DESCRIPTION OF THE TASK:
Leaving out the pictures, please retype each record exactly.

= = = = =

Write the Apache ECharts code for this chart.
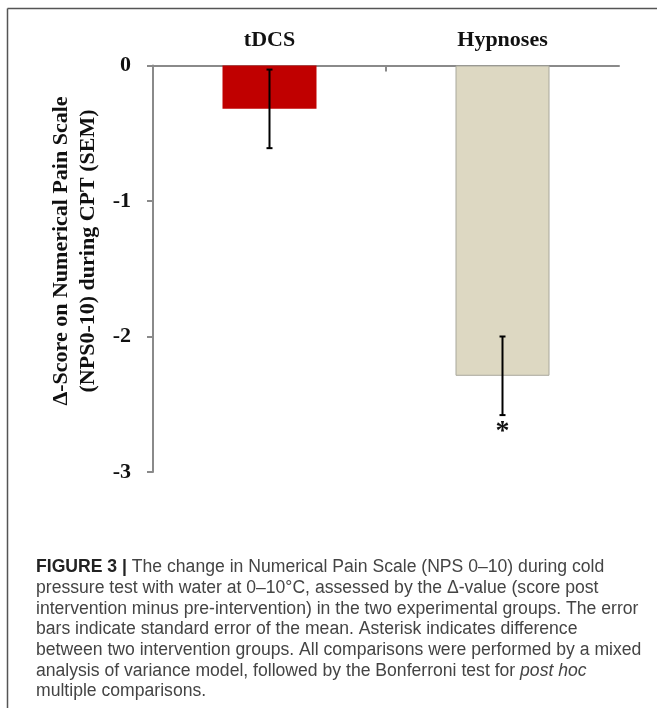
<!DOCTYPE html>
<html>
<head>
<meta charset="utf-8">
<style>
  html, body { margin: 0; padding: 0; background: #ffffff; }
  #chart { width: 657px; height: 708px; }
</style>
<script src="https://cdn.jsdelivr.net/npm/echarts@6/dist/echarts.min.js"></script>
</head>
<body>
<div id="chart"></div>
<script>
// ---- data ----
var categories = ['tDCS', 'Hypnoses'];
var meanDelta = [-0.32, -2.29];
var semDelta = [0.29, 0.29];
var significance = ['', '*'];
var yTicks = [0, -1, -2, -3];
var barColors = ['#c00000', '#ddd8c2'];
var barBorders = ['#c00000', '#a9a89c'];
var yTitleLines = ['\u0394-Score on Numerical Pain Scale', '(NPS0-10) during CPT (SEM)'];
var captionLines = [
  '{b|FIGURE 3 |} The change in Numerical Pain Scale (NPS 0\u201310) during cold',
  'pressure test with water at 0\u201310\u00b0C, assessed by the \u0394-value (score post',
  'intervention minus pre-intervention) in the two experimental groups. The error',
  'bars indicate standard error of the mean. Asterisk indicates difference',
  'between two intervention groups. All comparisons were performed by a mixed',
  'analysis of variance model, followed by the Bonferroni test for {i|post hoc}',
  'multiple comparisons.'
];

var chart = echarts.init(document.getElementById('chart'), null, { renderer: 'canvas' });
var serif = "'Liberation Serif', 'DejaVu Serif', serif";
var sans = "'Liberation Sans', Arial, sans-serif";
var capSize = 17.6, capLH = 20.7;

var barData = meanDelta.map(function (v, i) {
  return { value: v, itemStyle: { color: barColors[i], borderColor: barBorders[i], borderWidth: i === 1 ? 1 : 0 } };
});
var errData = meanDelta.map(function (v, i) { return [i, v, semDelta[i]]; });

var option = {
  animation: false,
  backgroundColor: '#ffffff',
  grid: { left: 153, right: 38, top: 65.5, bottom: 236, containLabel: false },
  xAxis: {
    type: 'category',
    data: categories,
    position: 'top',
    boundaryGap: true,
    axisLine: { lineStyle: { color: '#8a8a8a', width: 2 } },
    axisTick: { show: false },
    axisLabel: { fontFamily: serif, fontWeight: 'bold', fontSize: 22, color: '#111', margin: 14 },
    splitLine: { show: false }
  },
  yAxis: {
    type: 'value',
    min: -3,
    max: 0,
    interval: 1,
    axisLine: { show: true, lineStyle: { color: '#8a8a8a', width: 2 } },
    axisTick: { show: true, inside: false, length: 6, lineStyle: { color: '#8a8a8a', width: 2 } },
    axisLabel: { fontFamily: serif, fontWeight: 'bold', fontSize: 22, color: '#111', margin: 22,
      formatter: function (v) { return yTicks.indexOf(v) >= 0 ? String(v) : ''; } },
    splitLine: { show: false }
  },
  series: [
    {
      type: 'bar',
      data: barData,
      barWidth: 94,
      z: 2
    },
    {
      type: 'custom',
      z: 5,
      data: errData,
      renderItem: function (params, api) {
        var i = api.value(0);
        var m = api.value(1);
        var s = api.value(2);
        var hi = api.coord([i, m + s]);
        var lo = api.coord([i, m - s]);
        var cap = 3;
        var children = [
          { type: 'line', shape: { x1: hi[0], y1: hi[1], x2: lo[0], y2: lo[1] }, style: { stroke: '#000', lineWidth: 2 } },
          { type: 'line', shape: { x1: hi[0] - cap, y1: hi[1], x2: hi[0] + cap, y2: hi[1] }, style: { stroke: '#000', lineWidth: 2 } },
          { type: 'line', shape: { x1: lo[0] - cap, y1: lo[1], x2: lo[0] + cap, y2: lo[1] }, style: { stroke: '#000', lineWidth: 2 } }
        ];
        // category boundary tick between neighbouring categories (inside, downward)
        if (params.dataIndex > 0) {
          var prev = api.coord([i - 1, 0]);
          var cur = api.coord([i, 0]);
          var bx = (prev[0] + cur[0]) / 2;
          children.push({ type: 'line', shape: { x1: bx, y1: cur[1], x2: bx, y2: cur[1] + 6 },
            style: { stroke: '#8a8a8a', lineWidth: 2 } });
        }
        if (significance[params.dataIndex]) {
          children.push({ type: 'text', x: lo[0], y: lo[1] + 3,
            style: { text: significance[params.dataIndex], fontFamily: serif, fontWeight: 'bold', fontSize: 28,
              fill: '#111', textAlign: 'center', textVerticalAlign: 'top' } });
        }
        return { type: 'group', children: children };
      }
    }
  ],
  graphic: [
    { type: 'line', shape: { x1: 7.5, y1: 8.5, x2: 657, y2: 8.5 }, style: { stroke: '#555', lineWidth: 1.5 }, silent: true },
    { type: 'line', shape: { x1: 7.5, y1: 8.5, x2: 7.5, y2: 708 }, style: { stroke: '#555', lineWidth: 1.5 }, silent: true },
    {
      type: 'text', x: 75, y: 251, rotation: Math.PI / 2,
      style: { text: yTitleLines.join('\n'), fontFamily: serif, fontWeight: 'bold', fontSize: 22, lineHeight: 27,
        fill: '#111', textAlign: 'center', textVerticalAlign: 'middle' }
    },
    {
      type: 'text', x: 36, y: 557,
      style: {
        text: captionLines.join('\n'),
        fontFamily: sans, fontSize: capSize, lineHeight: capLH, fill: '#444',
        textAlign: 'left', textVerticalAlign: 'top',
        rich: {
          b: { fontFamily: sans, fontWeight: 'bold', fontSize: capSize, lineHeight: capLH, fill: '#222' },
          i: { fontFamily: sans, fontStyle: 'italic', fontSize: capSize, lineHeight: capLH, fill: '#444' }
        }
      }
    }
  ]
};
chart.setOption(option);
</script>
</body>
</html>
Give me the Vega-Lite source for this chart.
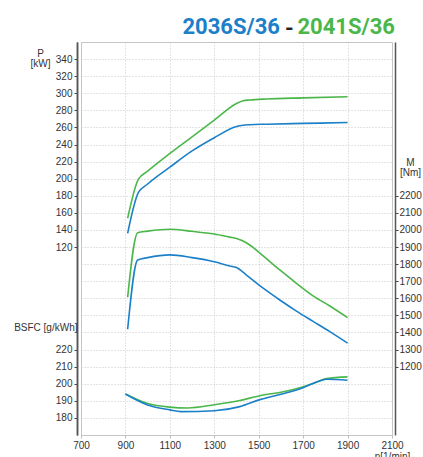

= = = = =

EXERCISE RESULT:
Write the Apache ECharts code for this chart.
<!DOCTYPE html>
<html>
<head>
<meta charset="utf-8">
<style>
  html, body { margin: 0; padding: 0; background: #ffffff; }
  #chart { width: 657px; height: 708px; }
</style>
<script src="https://cdn.jsdelivr.net/npm/echarts@6/dist/echarts.min.js"></script>
</head>
<body>
<div id="chart"></div>
<script>
// ---- data ----
var categories = ['tDCS', 'Hypnoses'];
var meanDelta = [-0.32, -2.29];
var semDelta = [0.29, 0.29];
var significance = ['', '*'];
var yTicks = [0, -1, -2, -3];
var barColors = ['#c00000', '#ddd8c2'];
var barBorders = ['#c00000', '#a9a89c'];
var yTitleLines = ['\u0394-Score on Numerical Pain Scale', '(NPS0-10) during CPT (SEM)'];
var captionLines = [
  '{b|FIGURE 3 |} The change in Numerical Pain Scale (NPS 0\u201310) during cold',
  'pressure test with water at 0\u201310\u00b0C, assessed by the \u0394-value (score post',
  'intervention minus pre-intervention) in the two experimental groups. The error',
  'bars indicate standard error of the mean. Asterisk indicates difference',
  'between two intervention groups. All comparisons were performed by a mixed',
  'analysis of variance model, followed by the Bonferroni test for {i|post hoc}',
  'multiple comparisons.'
];

var chart = echarts.init(document.getElementById('chart'), null, { renderer: 'canvas' });
var serif = "'Liberation Serif', 'DejaVu Serif', serif";
var sans = "'Liberation Sans', Arial, sans-serif";
var capSize = 17.6, capLH = 20.7;

var barData = meanDelta.map(function (v, i) {
  return { value: v, itemStyle: { color: barColors[i], borderColor: barBorders[i], borderWidth: i === 1 ? 1 : 0 } };
});
var errData = meanDelta.map(function (v, i) { return [i, v, semDelta[i]]; });

var option = {
  animation: false,
  backgroundColor: '#ffffff',
  grid: { left: 153, right: 38, top: 65.5, bottom: 236, containLabel: false },
  xAxis: {
    type: 'category',
    data: categories,
    position: 'top',
    boundaryGap: true,
    axisLine: { lineStyle: { color: '#8a8a8a', width: 2 } },
    axisTick: { show: false },
    axisLabel: { fontFamily: serif, fontWeight: 'bold', fontSize: 22, color: '#111', margin: 14 },
    splitLine: { show: false }
  },
  yAxis: {
    type: 'value',
    min: -3,
    max: 0,
    interval: 1,
    axisLine: { show: true, lineStyle: { color: '#8a8a8a', width: 2 } },
    axisTick: { show: true, inside: false, length: 6, lineStyle: { color: '#8a8a8a', width: 2 } },
    axisLabel: { fontFamily: serif, fontWeight: 'bold', fontSize: 22, color: '#111', margin: 22,
      formatter: function (v) { return yTicks.indexOf(v) >= 0 ? String(v) : ''; } },
    splitLine: { show: false }
  },
  series: [
    {
      type: 'bar',
      data: barData,
      barWidth: 94,
      z: 2
    },
    {
      type: 'custom',
      z: 5,
      data: errData,
      renderItem: function (params, api) {
        var i = api.value(0);
        var m = api.value(1);
        var s = api.value(2);
        var hi = api.coord([i, m + s]);
        var lo = api.coord([i, m - s]);
        var cap = 3;
        var children = [
          { type: 'line', shape: { x1: hi[0], y1: hi[1], x2: lo[0], y2: lo[1] }, style: { stroke: '#000', lineWidth: 2 } },
          { type: 'line', shape: { x1: hi[0] - cap, y1: hi[1], x2: hi[0] + cap, y2: hi[1] }, style: { stroke: '#000', lineWidth: 2 } },
          { type: 'line', shape: { x1: lo[0] - cap, y1: lo[1], x2: lo[0] + cap, y2: lo[1] }, style: { stroke: '#000', lineWidth: 2 } }
        ];
        // category boundary tick between neighbouring categories (inside, downward)
        if (params.dataIndex > 0) {
          var prev = api.coord([i - 1, 0]);
          var cur = api.coord([i, 0]);
          var bx = (prev[0] + cur[0]) / 2;
          children.push({ type: 'line', shape: { x1: bx, y1: cur[1], x2: bx, y2: cur[1] + 6 },
            style: { stroke: '#8a8a8a', lineWidth: 2 } });
        }
        if (significance[params.dataIndex]) {
          children.push({ type: 'text', x: lo[0], y: lo[1] + 3,
            style: { text: significance[params.dataIndex], fontFamily: serif, fontWeight: 'bold', fontSize: 28,
              fill: '#111', textAlign: 'center', textVerticalAlign: 'top' } });
        }
        return { type: 'group', children: children };
      }
    }
  ],
  graphic: [
    { type: 'line', shape: { x1: 7.5, y1: 8.5, x2: 657, y2: 8.5 }, style: { stroke: '#555', lineWidth: 1.5 }, silent: true },
    { type: 'line', shape: { x1: 7.5, y1: 8.5, x2: 7.5, y2: 708 }, style: { stroke: '#555', lineWidth: 1.5 }, silent: true },
    {
      type: 'text', x: 75, y: 251, rotation: Math.PI / 2,
      style: { text: yTitleLines.join('\n'), fontFamily: serif, fontWeight: 'bold', fontSize: 22, lineHeight: 27,
        fill: '#111', textAlign: 'center', textVerticalAlign: 'middle' }
    },
    {
      type: 'text', x: 36, y: 557,
      style: {
        text: captionLines.join('\n'),
        fontFamily: sans, fontSize: capSize, lineHeight: capLH, fill: '#444',
        textAlign: 'left', textVerticalAlign: 'top',
        rich: {
          b: { fontFamily: sans, fontWeight: 'bold', fontSize: capSize, lineHeight: capLH, fill: '#222' },
          i: { fontFamily: sans, fontStyle: 'italic', fontSize: capSize, lineHeight: capLH, fill: '#444' }
        }
      }
    }
  ]
};
chart.setOption(option);
</script>
</body>
</html>
Give me the Vega-Lite source for this chart.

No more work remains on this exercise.